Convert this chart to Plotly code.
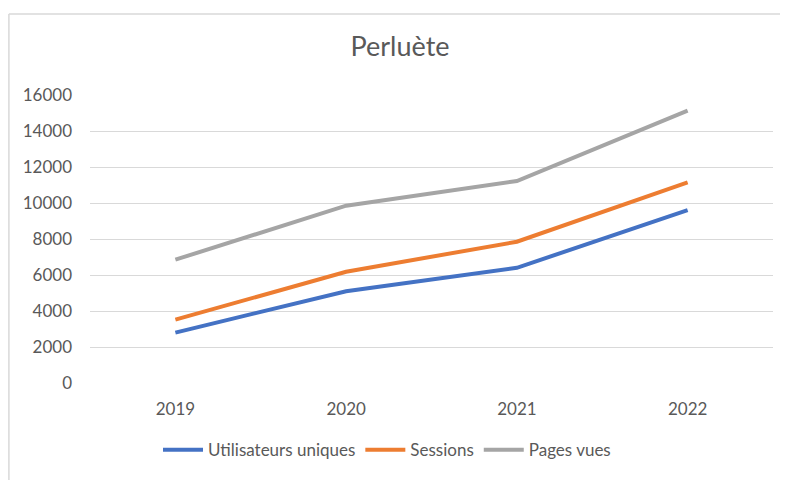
import plotly.graph_objects as go

years = ["2019", "2020", "2021", "2022"]
utilisateurs = [2800, 5100, 6400, 9600]
sessions = [3520, 6180, 7850, 11150]
pages_vues = [6850, 9850, 11220, 15130]
y_ticks = [0, 2000, 4000, 6000, 8000, 10000, 12000, 14000, 16000]
y_tick_labels = [str(v) for v in y_ticks]

series = [
    ("Utilisateurs uniques", utilisateurs, "#4472C4"),
    ("Sessions", sessions, "#ED7D31"),
    ("Pages vues", pages_vues, "#A5A5A5"),
]

fig = go.Figure()
for name, vals, color in series:
    fig.add_trace(go.Scatter(x=years, y=vals, name=name, mode="lines",
                             line=dict(color=color, width=4)))

# page body has an 8px offset; figure sized to fit the remaining window
OFF = 8
W, H = 788 - OFF, 480 - OFF
L, T = 90 - OFF, 94.5 - OFF
PW, PH = 683, 291.7
R = W - L - PW
B = H - T - PH
font_family = "Lato, 'Open Sans', sans-serif"
fig.update_layout(
    width=W, height=H,
    margin=dict(l=L, r=R, t=T, b=B),
    paper_bgcolor="white", plot_bgcolor="white",
    title=dict(text="Perluète", x=(400 - OFF) / W, xanchor="center", y=1 - (47 - OFF) / H,
               yanchor="middle",
               font=dict(family=font_family, size=27, color="#595959")),
    font=dict(family=font_family, size=17, color="#595959"),
    showlegend=True,
    legend=dict(orientation="h", x=(387 - 90) / PW, xanchor="center", y=-0.233, yanchor="middle",
                font=dict(size=17, color="#595959"), itemwidth=40,
                traceorder="normal"),
    xaxis=dict(type="category", range=[-0.5, 3.5], showgrid=False, zeroline=False,
               showline=False, ticks="", tickfont=dict(size=17, color="#595959"),
               ticklabelstandoff=14),
    yaxis=dict(range=[0, 16000], tickvals=y_ticks, ticktext=y_tick_labels,
               showgrid=True, gridcolor="#d9d9d9",
               gridwidth=1, zeroline=False, showline=False, ticks="",
               tickfont=dict(size=17, color="#595959"), ticklabelstandoff=17),
    shapes=[
        dict(type="line", xref="paper", yref="paper", x0=(0.9 - L) / PW, x1=(0.9 - L) / PW,
             y0=-1, y1=(T + PH - 4.5) / PH, line=dict(color="#d9d9d9", width=1.5)),
        dict(type="line", xref="paper", yref="paper", x0=(0.9 - L) / PW, x1=2,
             y0=(T + PH - 4.5) / PH, y1=(T + PH - 4.5) / PH, line=dict(color="#d9d9d9", width=1.5)),
    ],
)

fig.write_html("out.html")
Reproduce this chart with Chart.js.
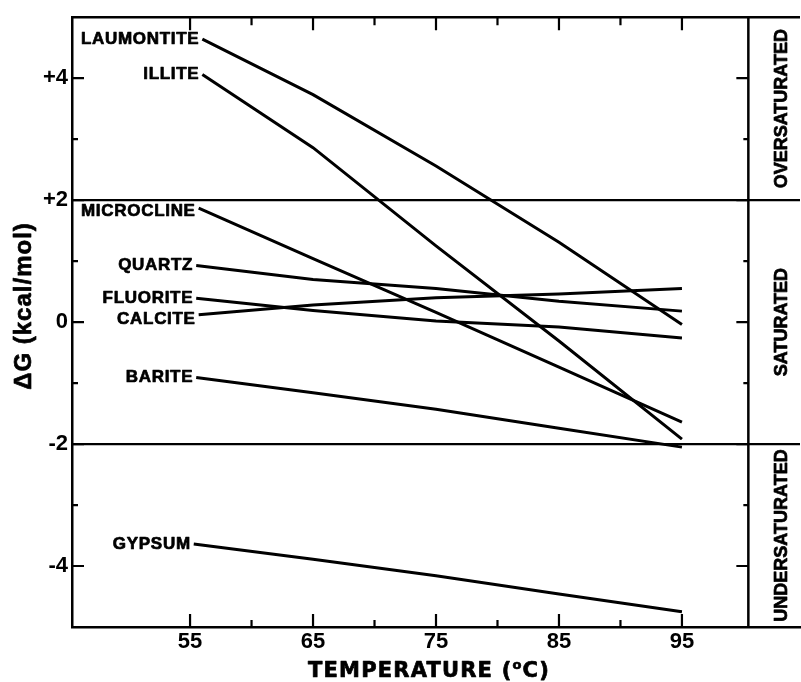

▸ WHAT THE EXERCISE ASKS: Count the lines of the material that include the word "chart", then report only the total.

▸ FINAL RESULT: 2